Re: [ANNOUNCE] 3.6.1-rt1

2012-10-09 Thread Thomas Gleixner
On Tue, 9 Oct 2012, Steven Rostedt wrote:
> On Tue, 2012-10-09 at 18:19 +0200, Thomas Gleixner wrote:
> >  
> > > I've started looking at playing with the NAPI code again, and trying to
> > > see if I can add an ENAPI interface (Even Newer API), where the driver
> > > uses its own interrupt thread, and instead of having the polling in the
> > > network softirq, it can do the polling in its own thread.
> > 
> > It's pretty close to the behaviour I enforced with this change. Let's
> > play with that and figure out what influence it has on the network
> > throughput performance on RT. That needs probably a different
> > scheduling scheme than what Carsten needs for his deterministic
> > behaviour.
> > 
> 
> I was actually looking at the change for mainline, not for -rt ;-)

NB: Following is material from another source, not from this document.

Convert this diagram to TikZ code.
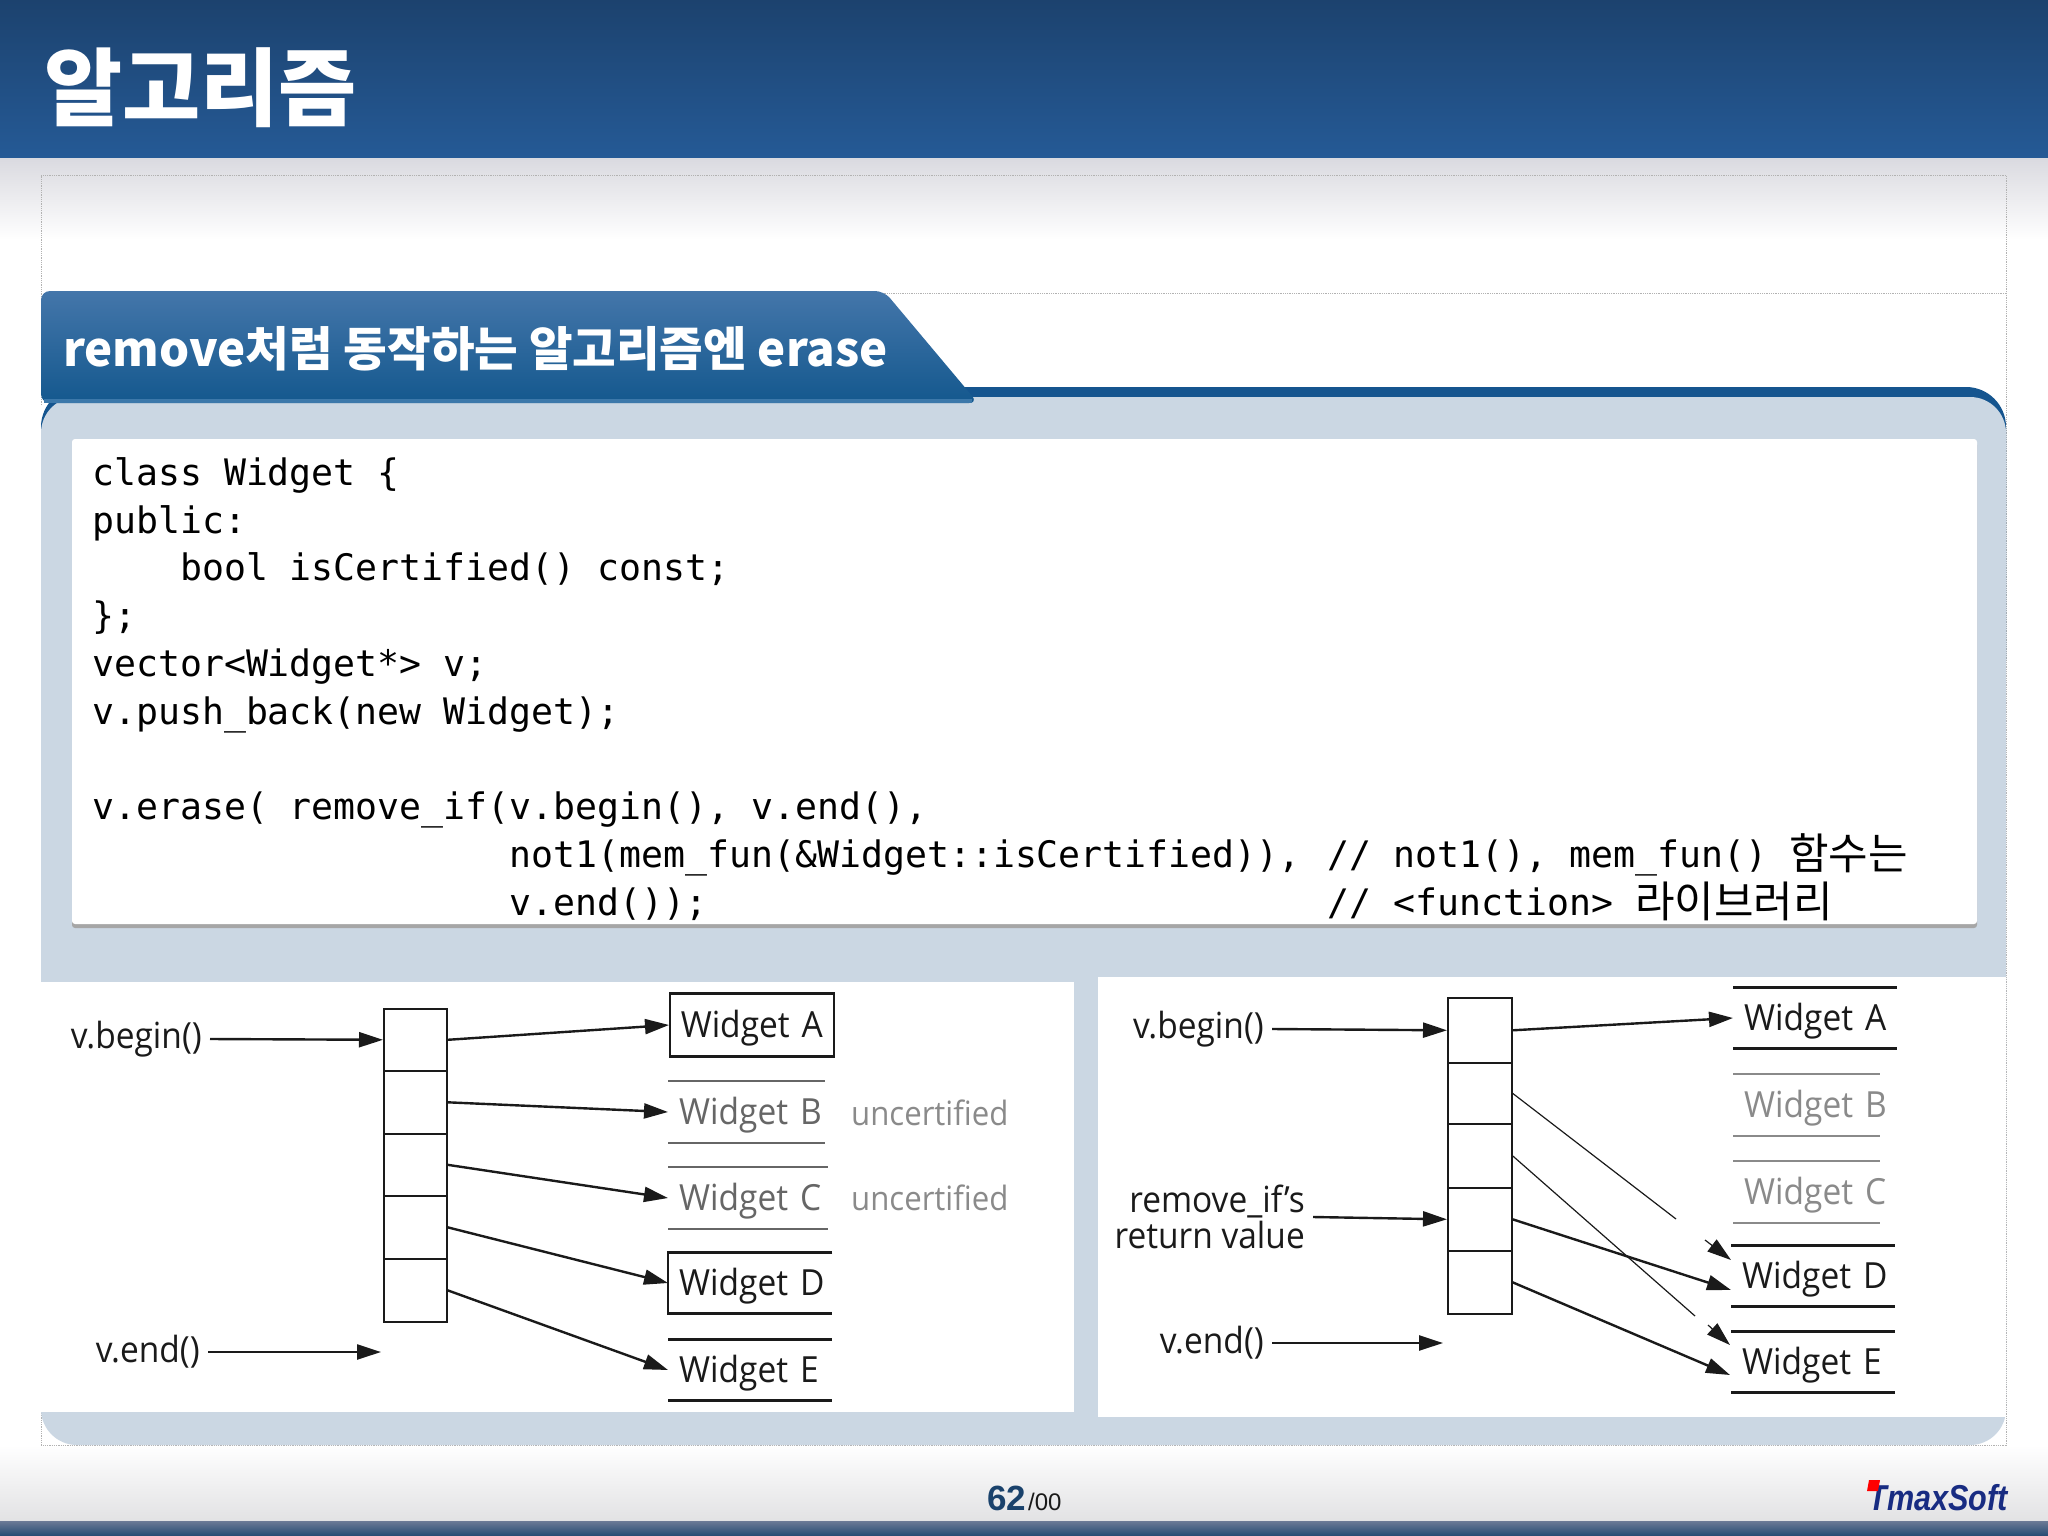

I know, but you can utilize RT for figuring out what kind of
performance impact (in whatever direction) this modus operandi
has. That gives us a better understanding and hopefully improvements
for RT, but at the same time a lot of insight in how we should handle
this scenario on a non RT kernel. You might try to make the softirq
split lock scheme work in CONFIG_RT_BASE as this gives us a way better
comparison to mainline behaviour.

Thanks,

tglx
--
To unsubscribe from this list: send the line "unsubscribe linux-kernel" in
the body of a message to majord...@vger.kernel.org
More majordomo info at  http://vger.kernel.org/majordomo-info.html
Please read the FAQ at  http://www.tux.org/lkml/


Re: [ANNOUNCE] 3.6.1-rt1

2012-10-09 Thread Steven Rostedt
On Tue, 2012-10-09 at 18:19 +0200, Thomas Gleixner wrote:
>  
> > I've started looking at playing with the NAPI code again, and trying to
> > see if I can add an ENAPI interface (Even Newer API), where the driver
> > uses its own interrupt thread, and instead of having the polling in the
> > network softirq, it can do the polling in its own thread.
> 
> It's pretty close to the behaviour I enforced with this change. Let's
> play with that and figure out what influence it has on the network
> throughput performance on RT. That needs probably a different
> scheduling scheme than what Carsten needs for his deterministic
> behaviour.
> 

I was actually looking at the change for mainline, not for -rt ;-)

-- Steve


--
To unsubscribe from this list: send the line "unsubscribe linux-kernel" in
the body of a message to majord...@vger.kernel.org
More majordomo info at  http://vger.kernel.org/majordomo-info.html
Please read the FAQ at  http://www.tux.org/lkml/


Re: [ANNOUNCE] 3.6.1-rt1

2012-10-09 Thread Thomas Gleixner
On Tue, 9 Oct 2012, Steven Rostedt wrote:
> On Tue, 2012-10-09 at 15:46 +0200, Thomas Gleixner wrote:
> >  So instead of splitting the softirq threads I split the softirq
> >  locks so different softirqs can be handled seperately. If a
> >  softirq is raised in the context of a thread, then its noted in
> >  the task struct and when the thread leaves the bh disabled
> >  section it handles this particular soft interrupt in its own
> >  context. This removes the burden of running completely unrelated
> >  softirqs like timers, tasklets etc. from a context which raised a
> >  network soft interrupt. That way the softirq processing is
> >  coupled to the originating thread and its scheduling properties,
> >  so the need for finding optimal parameters should be gone.
> 
> Very interesting. I haven't looked at the patches yet (will do that
> after I finish with the stable merge releases), but I started looking
> into the softirq changes as well, and came up with something almost
> identical. I talked a little with Carsten about this, and he told me to
> wait for your release, which I then did, and I'm glad I did :-)
> 
> I was looking specifically at the network softirqs as well, and started
> some patches to separate out the softirqs with the task (sounds similar
> to what you did). But before that, I also played with the
> local_softirq_lock. For the end of interrupt processing only (where it
> should always be safe to lock), if the trylock fails, I grabbed it and
> then released it. Because if a lower priority task is currently running
> the softirq that the higher priority interrupt wants to run, it would at
> least priority boost the lower thread, and the higher priority interrupt
> could run its softirq at its priority. Maybe this can still be added?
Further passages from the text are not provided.